Die Bevölkerung der afrikanischen Staaten hat diese Politik längst entlarvt: So lehnen die Nigerianer – wie so viele Afrikaner – inzwischen Françafrique mit der gleichen Inbrunst ab, mit der ihre Vorfahren das französische Kolonialreich ablehnten. In der Hoffnung auf bessere Regierungen und verlässlichere ausländische Partner setzen sie auf China und Russland.

Neue Mächte, altes Spiel

Der Rückgang westlichen Einflusses in Subsahara-Afrika kündigt einen neuen Wettlauf um den Kontinent an, ähnlich der Kolonisierung bis zum Ersten Weltkrieg, als europäische Mächte Teile Afrikas annektierten. Nimmt der Hass auf Frankreich zu – und derzeit deutet vieles darauf hin –, kann das zu einem endgültigen Abschluss des Entkolonialisierungsprozesses frankophoner Länder südlich der Sahara führen.

Doch was dann? Als neue Partner stehen Moskau und Peking bereit. Auch die Türkei weitet ihren Einfluss in der Region ständig aus: Die Waffenverkäufe an Afrika stiegen von 83 Mio. Dollar im Jahr 2020 auf 288 Mio. Dollar im Jahr 2021.

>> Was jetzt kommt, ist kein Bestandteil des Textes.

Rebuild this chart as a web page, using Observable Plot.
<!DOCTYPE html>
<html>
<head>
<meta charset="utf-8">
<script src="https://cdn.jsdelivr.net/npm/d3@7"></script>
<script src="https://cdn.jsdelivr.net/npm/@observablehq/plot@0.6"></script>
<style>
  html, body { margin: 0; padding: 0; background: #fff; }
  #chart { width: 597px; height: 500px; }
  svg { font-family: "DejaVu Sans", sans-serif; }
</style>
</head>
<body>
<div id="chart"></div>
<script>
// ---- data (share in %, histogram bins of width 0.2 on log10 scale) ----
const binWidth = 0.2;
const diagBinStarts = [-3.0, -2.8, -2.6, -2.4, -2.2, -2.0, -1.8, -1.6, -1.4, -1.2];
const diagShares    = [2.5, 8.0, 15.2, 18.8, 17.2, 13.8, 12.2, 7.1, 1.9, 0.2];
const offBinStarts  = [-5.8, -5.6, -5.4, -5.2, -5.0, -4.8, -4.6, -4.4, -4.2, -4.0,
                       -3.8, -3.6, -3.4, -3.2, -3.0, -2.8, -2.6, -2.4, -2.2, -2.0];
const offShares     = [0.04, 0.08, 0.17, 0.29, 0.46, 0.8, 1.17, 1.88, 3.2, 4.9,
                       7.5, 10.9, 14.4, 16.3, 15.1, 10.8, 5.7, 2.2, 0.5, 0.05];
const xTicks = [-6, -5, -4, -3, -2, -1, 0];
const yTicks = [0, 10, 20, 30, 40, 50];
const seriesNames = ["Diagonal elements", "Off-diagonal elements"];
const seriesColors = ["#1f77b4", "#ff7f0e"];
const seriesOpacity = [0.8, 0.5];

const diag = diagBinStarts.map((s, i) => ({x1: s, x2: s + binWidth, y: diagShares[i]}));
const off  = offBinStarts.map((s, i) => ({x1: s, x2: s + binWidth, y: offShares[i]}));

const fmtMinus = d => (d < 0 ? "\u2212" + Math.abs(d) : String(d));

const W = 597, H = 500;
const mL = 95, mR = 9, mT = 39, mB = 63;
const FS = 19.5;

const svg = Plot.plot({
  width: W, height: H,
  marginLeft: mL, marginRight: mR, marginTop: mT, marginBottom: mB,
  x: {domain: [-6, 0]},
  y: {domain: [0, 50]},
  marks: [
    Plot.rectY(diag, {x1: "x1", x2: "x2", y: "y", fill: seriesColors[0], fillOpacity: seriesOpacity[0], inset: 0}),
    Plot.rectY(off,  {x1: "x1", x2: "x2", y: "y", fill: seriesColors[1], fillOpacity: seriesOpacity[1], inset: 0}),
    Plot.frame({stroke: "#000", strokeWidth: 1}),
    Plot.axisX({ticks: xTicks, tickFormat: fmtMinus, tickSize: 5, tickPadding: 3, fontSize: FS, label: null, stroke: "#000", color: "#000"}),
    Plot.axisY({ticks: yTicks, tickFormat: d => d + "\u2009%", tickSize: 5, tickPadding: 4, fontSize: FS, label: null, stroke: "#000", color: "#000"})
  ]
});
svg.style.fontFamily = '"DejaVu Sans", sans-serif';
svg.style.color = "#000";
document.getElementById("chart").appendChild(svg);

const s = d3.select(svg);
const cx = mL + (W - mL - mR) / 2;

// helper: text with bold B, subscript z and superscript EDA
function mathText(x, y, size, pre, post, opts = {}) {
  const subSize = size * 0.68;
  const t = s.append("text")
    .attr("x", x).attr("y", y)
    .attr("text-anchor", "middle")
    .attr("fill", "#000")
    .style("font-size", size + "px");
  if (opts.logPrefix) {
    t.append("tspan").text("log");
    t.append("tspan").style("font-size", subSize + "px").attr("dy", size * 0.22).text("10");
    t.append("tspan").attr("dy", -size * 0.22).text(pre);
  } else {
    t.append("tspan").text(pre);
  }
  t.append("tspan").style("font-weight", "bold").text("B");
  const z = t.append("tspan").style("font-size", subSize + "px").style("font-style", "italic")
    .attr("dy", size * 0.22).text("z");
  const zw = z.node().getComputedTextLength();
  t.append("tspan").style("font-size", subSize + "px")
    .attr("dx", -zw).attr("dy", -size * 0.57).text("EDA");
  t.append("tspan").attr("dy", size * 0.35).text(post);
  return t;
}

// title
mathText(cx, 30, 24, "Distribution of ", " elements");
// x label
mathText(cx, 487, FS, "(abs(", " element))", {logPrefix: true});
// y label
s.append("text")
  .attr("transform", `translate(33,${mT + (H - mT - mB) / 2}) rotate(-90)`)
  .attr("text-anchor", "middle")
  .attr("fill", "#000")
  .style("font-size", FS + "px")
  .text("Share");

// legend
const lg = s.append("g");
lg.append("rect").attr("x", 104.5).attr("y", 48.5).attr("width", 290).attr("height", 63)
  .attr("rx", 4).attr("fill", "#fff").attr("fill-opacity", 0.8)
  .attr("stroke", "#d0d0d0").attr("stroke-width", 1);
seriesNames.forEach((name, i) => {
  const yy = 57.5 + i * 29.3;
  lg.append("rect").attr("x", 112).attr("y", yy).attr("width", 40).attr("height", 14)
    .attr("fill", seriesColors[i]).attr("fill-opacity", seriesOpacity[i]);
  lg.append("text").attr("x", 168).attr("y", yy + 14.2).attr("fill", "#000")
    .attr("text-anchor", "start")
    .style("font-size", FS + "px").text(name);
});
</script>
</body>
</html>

Russland konnte durch seine Propaganda-Kampagnen bereits beträchtlichen Einfluss in der Region gewinnen. Sowohl die Militärjunta in Mali als auch die Zentralafrikanische Republik haben Bündnisse mit Moskau geschlossen, bei denen die Gruppe Wagner für die Sicherheit der politischen Führung sorgt und im Austausch dafür politischen Einfluss und Lizenzen zum Ausbeuten der Rohstoffe erhält.

Chinas Präsenz in Afrika ist seit der Jahrtausendwende ständig gewachsen. Bei Infrastrukturprojekten und dem Handel mit Rohstoffen hat China Europa als wichtigsten Partner auf dem Kontinent längst verdrängt.

Diese Entwicklungen sind Vorzeichen einer neuen Weltordnung, in der Ost und West sich entschiedener als zuvor gegenüberstehen. Im Ringen um die Vormacht gewinnen jene Länder an Bedeutung, denen die Großmächte bisher zu wenig Beachtung schenkten: der sogenannte Globale Süden. Ob das die Lage der Menschen in Subsahara-Afrika nachhaltig verbessern wird, wird sich zeigen. Dass jedoch ausgerechnet Russland und China ein offenes Ohr für afrikanische Aktivisten und Menschenrechtsanwälte haben werden, ist zu bezweifeln.